Source code of charts
* START *

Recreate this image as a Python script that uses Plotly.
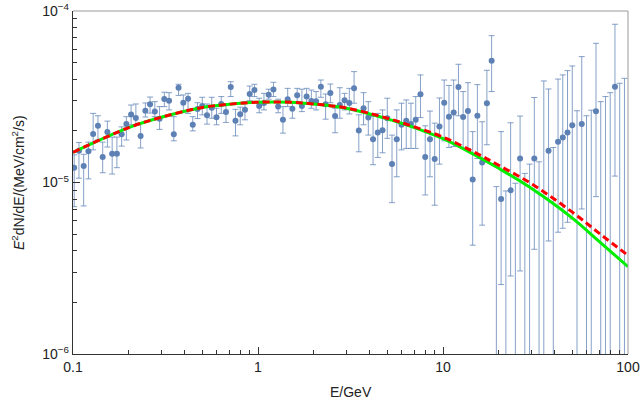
import plotly.graph_objects as go

# ---------------- data ----------------
energy_gev = [
    0.1015, 0.1077, 0.1142, 0.1212, 0.1285, 0.1364, 0.1447, 0.1534, 0.1628, 0.1727,
    0.1832, 0.1943, 0.2061, 0.2187, 0.2320, 0.2461, 0.2610, 0.2769, 0.2938, 0.3116,
    0.3306, 0.3507, 0.3720, 0.3947, 0.4187, 0.4441, 0.4711, 0.4998, 0.5302, 0.5624,
    0.5966, 0.6329, 0.6714, 0.7122, 0.7555, 0.8015, 0.8503, 0.9020, 0.9568,
    1.015, 1.077, 1.142, 1.212, 1.285, 1.364, 1.447, 1.534, 1.628, 1.727,
    1.832, 1.943, 2.061, 2.187, 2.320, 2.461, 2.610, 2.769, 2.938, 3.116,
    3.306, 3.507, 3.720, 3.947, 4.187, 4.441, 4.711, 4.998, 5.302, 5.624,
    5.966, 6.329, 6.714, 7.122, 7.555, 8.015, 8.503, 9.020, 9.568,
    10.15, 10.77, 11.42, 12.12, 12.85, 13.64, 14.47, 15.34, 16.28, 17.27,
    18.32, 19.43, 20.61, 21.87, 23.20, 24.61, 26.10, 27.69, 29.38, 31.16,
    33.06, 35.07, 37.20, 39.47, 41.87, 44.41, 47.11, 49.98, 53.02, 56.24,
    59.66, 63.29, 67.14, 71.22, 75.55, 80.15, 85.03, 90.20, 95.68,
]

# E^2 dN/dE in units of 1e-5 MeV/cm^2/s
flux_e5 = [
    1.22, 1.53, 1.25, 1.52, 1.92, 2.14, 1.41, 1.97, 1.47, 1.47,
    1.91, 2.19, 2.49, 2.38, 1.87, 2.62, 2.86, 2.59, 2.35, 3.07,
    3.00, 1.91, 3.57, 2.92, 3.08, 2.17, 2.68, 2.79, 2.47, 2.73,
    2.40, 2.87, 2.58, 3.61, 2.29, 2.50, 2.66, 3.28, 3.46,
    2.79, 2.91, 3.25, 3.48, 2.77, 2.32, 3.06, 2.69, 3.23, 2.79,
    3.17, 2.99, 2.98, 3.62, 2.86, 3.33, 2.44, 2.83, 3.02, 2.91,
    3.54, 2.01, 2.71, 2.39, 1.79, 1.96, 2.02, 2.37, 1.28, 1.79,
    2.17, 2.29, 2.19, 2.32, 3.27, 1.41, 1.79, 1.37, 2.12,
    2.92, 2.42, 2.56, 3.61, 2.41, 2.61, 1.04, 2.45, 1.31, 2.90,
    5.13, 0.06, 0.80, 0.06, 0.90, 0.06, 1.38, 0.06, 0.06, 1.38,
    0.06, 0.06, 1.53, 0.06, 1.73, 1.83, 1.96, 2.16, 0.06, 2.19,
    0.06, 0.06, 2.60, 0.06, 0.06, 0.06, 3.62, 0.06, 0.06,
]

flux_hi_e5 = [
    1.45, 1.71, 1.46, 1.72, 2.53, 2.45, 1.72, 2.28, 1.84, 1.84,
    2.11, 2.42, 2.83, 2.87, 2.22, 2.91, 3.15, 2.96, 2.77, 3.36,
    3.34, 2.42, 3.74, 3.24, 3.31, 2.42, 2.92, 3.14, 2.87, 3.14,
    2.71, 3.17, 2.86, 3.87, 2.67, 2.75, 2.96, 3.65, 3.74,
    3.10, 3.31, 3.50, 3.84, 3.06, 2.77, 3.54, 2.96, 3.54, 3.50,
    3.54, 3.46, 3.39, 3.96, 3.28, 3.75, 2.71, 3.57, 3.31, 3.54,
    4.43, 2.48, 3.34, 2.96, 2.43, 2.53, 2.65, 3.10, 1.89, 2.65,
    2.90, 3.03, 2.90, 3.17, 4.24, 2.14, 2.61, 2.22, 3.11,
    3.96, 3.68, 3.96, 4.89, 3.39, 3.82, 1.98, 3.72, 2.26, 4.51,
    7.18, 0.946, 1.98, 0.893, 2.23, 0.990, 2.44, 1.13, 1.28, 3.13,
    1.32, 3.91, 3.51, 1.60, 4.01, 4.24, 4.49, 4.78, 2.62, 5.42,
    2.45, 2.64, 6.48, 2.96, 3.17, 3.34, 8.37, 3.79, 4.05,
]

flux_lo_e5 = [
    0.723, 1.06, 0.730, 1.05, 1.55, 1.77, 1.14, 1.61, 1.12, 1.22,
    1.63, 1.77, 2.17, 2.17, 1.59, 2.41, 2.54, 2.42, 2.04, 2.77,
    2.65, 1.75, 3.22, 2.59, 2.53, 2.00, 2.36, 2.48, 2.19, 2.37,
    2.17, 2.53, 2.24, 3.17, 1.87, 2.17, 2.32, 3.00, 3.17,
    2.55, 2.65, 3.06, 3.17, 2.55, 1.94, 2.77, 2.37, 2.96, 2.59,
    2.90, 2.71, 2.65, 3.14, 2.34, 2.92, 1.95, 2.37, 2.65, 2.51,
    2.90, 1.51, 2.17, 1.89, 1.27, 1.40, 1.49, 1.81, 0.763, 1.08,
    1.55, 1.58, 1.58, 1.58, 2.39, 0.846, 1.08, 0.737, 1.28,
    1.75, 1.60, 1.62, 2.45, 1.58, 1.58, 0.431, 1.38, 0.564, 1.66,
    3.39, 0.001, 0.254, 0.001, 0.285, 0.001, 0.305, 0.001, 0.001, 0.408,
    0.001, 0.001, 0.456, 0.001, 0.513, 0.541, 0.586, 0.613, 0.001, 0.701,
    0.001, 0.001, 0.827, 0.001, 0.001, 0.001, 1.09, 0.001, 0.001,
]

model_energy = [0.1, 0.2, 0.3, 0.5, 0.7, 1, 1.5, 2, 3, 5, 7, 10, 15, 20, 30, 50, 70, 100]
model_green_e5 = [1.50, 2.09, 2.40, 2.74, 2.86, 2.94, 2.94, 2.87, 2.71, 2.35, 2.09, 1.80,
                  1.44, 1.21, 0.925, 0.620, 0.452, 0.323]
model_red_e5 = [1.50, 2.09, 2.40, 2.74, 2.86, 2.94, 2.94, 2.87, 2.72, 2.37, 2.11, 1.84,
                1.49, 1.26, 0.985, 0.672, 0.505, 0.376]

x_tick_vals = [0.1, 1, 10, 100]
x_tick_text = ["0.1", "1", "10", "100"]
y_tick_vals = [1e-6, 1e-5, 1e-4]
y_tick_text = ["10<sup>\u22126</sup>", "10<sup>\u22125</sup>", "10<sup>\u22124</sup>"]

# ---------------- build ----------------
unit = 1e-5
flux = [v * unit for v in flux_e5]
err_plus = [(h - f) * unit for h, f in zip(flux_hi_e5, flux_e5)]
err_minus = [(f - l) * unit for f, l in zip(flux_e5, flux_lo_e5)]

BLUE = "#5E81B5"

fig = go.Figure()
fig.add_trace(go.Scatter(
    x=energy_gev, y=flux, mode="markers",
    marker=dict(color=BLUE, size=6),
    error_y=dict(type="data", symmetric=False, array=err_plus, arrayminus=err_minus,
                 color="rgba(94,129,181,0.75)", thickness=1, width=3),
    hoverinfo="skip",
))
fig.add_trace(go.Scatter(
    x=model_energy, y=[v * unit for v in model_green_e5], mode="lines",
    line=dict(color="#00EE00", width=3, shape="spline", smoothing=1.0),
))
fig.add_trace(go.Scatter(
    x=model_energy, y=[v * unit for v in model_red_e5], mode="lines",
    line=dict(color="#FF0000", width=3, dash="7px,4px", shape="spline", smoothing=1.0),
))

x_minor = [d * k for d in (0.1, 1, 10) for k in range(2, 10)]
y_minor = [d * k for d in (1e-6, 1e-5) for k in range(2, 10)]

AX = "#333333"
fig.update_xaxes(
    type="log", range=[-1, 2], tickmode="array", tickvals=x_tick_vals, ticktext=x_tick_text,
    ticks="inside", ticklen=7, tickwidth=1, tickcolor=AX,
    showline=True, linecolor=AX, linewidth=1.2, mirror=False,
    showgrid=False, zeroline=False, automargin=False,
    minor=dict(ticks="inside", ticklen=4, tickwidth=1, tickcolor=AX, tickvals=x_minor, showgrid=False),
    tickfont=dict(size=14, color="#222"),
)
fig.update_yaxes(
    type="log", range=[-6, -4], tickmode="array", tickvals=y_tick_vals, ticktext=y_tick_text,
    ticks="inside", ticklen=7, tickwidth=1, tickcolor=AX,
    showline=True, linecolor=AX, linewidth=1.2, mirror=False,
    showgrid=False, zeroline=False, automargin=False,
    minor=dict(ticks="inside", ticklen=4, tickwidth=1, tickcolor=AX, tickvals=y_minor, showgrid=False),
    tickfont=dict(size=14, color="#222"),
)

fig.update_layout(
    width=643, height=410,
    margin=dict(l=73, r=15, t=11, b=56, autoexpand=False),
    paper_bgcolor="white", plot_bgcolor="white",
    showlegend=False,
    font=dict(family="Liberation Sans, Arial, sans-serif", size=14, color="#222"),
    shapes=[
        dict(type="line", xref="paper", yref="paper", x0=0, x1=1, y0=1, y1=1,
             line=dict(color="#999999", width=1)),
        dict(type="line", xref="paper", yref="paper", x0=1, x1=1, y0=0, y1=1,
             line=dict(color="#999999", width=1)),
    ],
    annotations=[
        dict(text="E/GeV", xref="paper", yref="paper", x=0.5, y=-0.112,
             xanchor="center", yanchor="middle", showarrow=False,
             font=dict(size=14, color="#222")),
        dict(text="<i>E</i><sup>2</sup>dN/dE/(MeV/cm<sup>2</sup>/s)", xref="paper", yref="paper",
             x=-0.1, y=0.5, xanchor="center", yanchor="middle", textangle=-90,
             showarrow=False, font=dict(size=14, color="#222")),
    ],
)

fig.write_html(
    "out.html",
    config={"displayModeBar": False, "staticPlot": True},
    post_script="document.body.style.margin='0';document.body.style.padding='0';",
)
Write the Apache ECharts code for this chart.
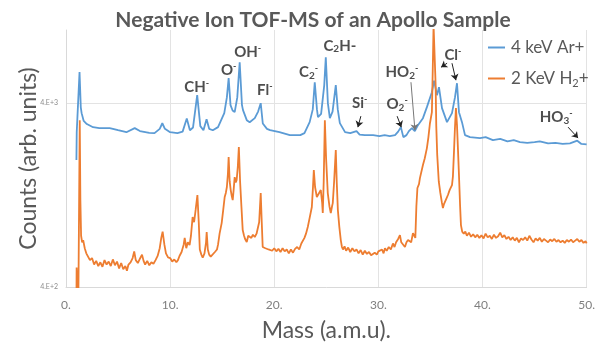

* END *

Objective:
Leave out any pictures, please, and quote only the lines from the top of the data through the line that contains "import plotly.graph_objects as go".

Answer for this exercise:
Recreate this image as a Python script that uses Plotly.
import plotly.graph_objects as go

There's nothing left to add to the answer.